On October 1, Somalia’s Prime Minister Omar Abdirashid Ali Sharmarke proposed the “grand development plan”, telling the UN General Assembly that a new Somalia was taking shape. The Plan, not yet shared with the international community, would rebuild the country’s social and physical infrastructure. It would also ensure accountability and transparency for every investment, hoping to turn the country into “an economic powerhouse and future trading partner.” He said that his Government wanted to “ensure a free and fair election,” despite the presence of an active insurgency. The new Government was actively rebuilding the country to realize its potential, but some issues persisted and required the help of the international community.
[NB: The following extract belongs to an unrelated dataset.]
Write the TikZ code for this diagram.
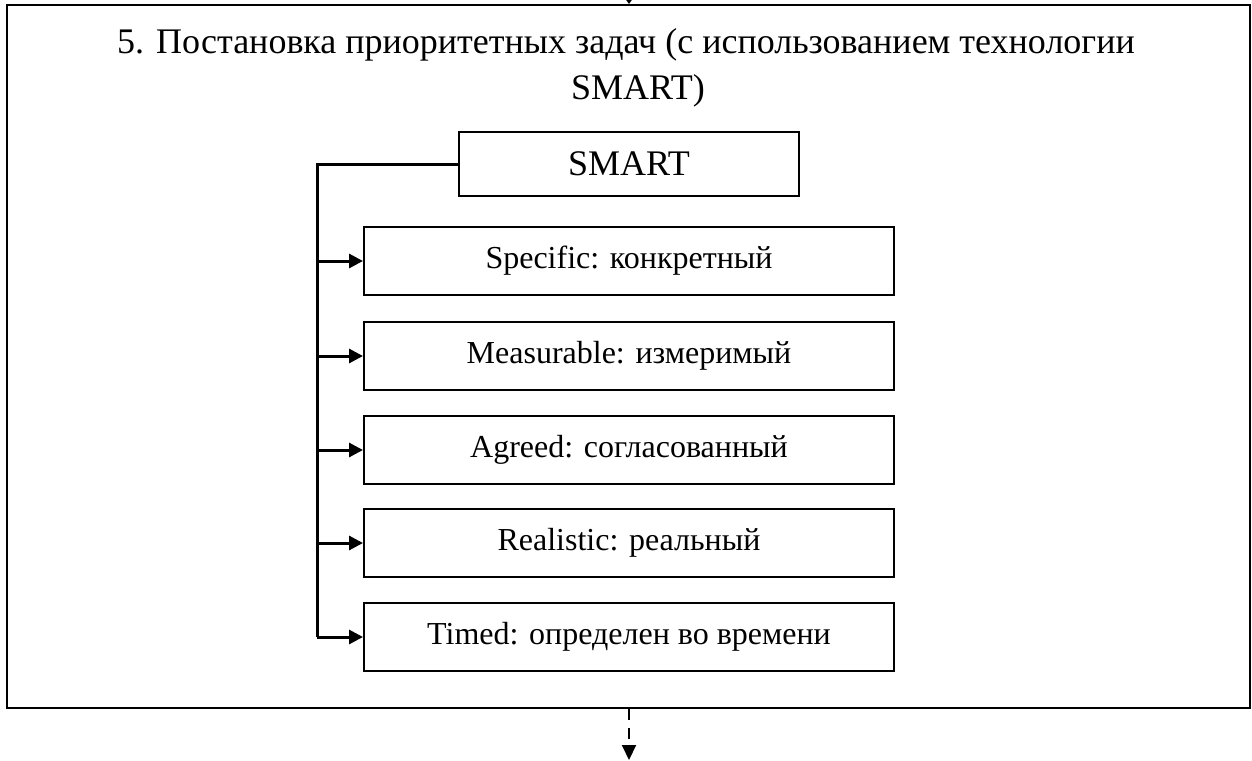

Somalia has struggled to maintain a modicum of stability ever since an internationally-backed government was installed in 2012, following more than 20 years of anarchy without a formal parliament. The challenge was exacerbated by the rise of Islamist insurgents in 2006, specifically al Shabaab, an Islamist militant group with ties to al Qaeda that at one time gained control of much of the south, including the capital. Although al Shabaab has now been relegated to rural areas, it continues to pose a threat to national security and to destabilize the country.
To date, al Shabaab continues staging attacks on government targets and African Union bases. Last Sunday, the group bombed a hotel used as a popular rendezvous spot for government officials, killing at least 14 people. In September, the group overran an African Union military base in an attack that included a suicide bombing and an intense firefight, leaving 50 Ugandan peacekeepers dead.
Al Shabaab, has also carried out attacks in Kenya, most recently the massacre at Garissa University in April, which left at least 147 people dead. U.S. airstrikes and major ground offensives by pro-government forces in 2014 led to considerable success against it, but the group saw a resurgence in villages and towns African Union and Somali troops withdrew from in central and southern Somalia. They have lost many fighters and much of their territory, but they are still highly dangerous and remain a potent force in Somalia.
Secretary General Ban Ki-Moon outlined the progress the Somali government had made so far in a high-level meeting on Somalia held few days before Sharmarke’s speech. He stressed that a better future for Somalia must remain a collective international priority.
Despite its obstacles, Somalia has made steady progress in building a federal, democratic State. The day after Sharmarke’s speech, Somalia became the 196th State party to the Convention on the Rights of the Child, the most widely ratified human rights treaty in history. By ratifying the Convention, Somalia has committed to promoting and respecting the human rights of the country’s 6.5 million children. The United Nations documented nearly 200 cases of child recruitment by the Somali National Army and allied militias last year – a number that does not include the children al Shabaab includes as members. The challenge, of course, will be to implement it.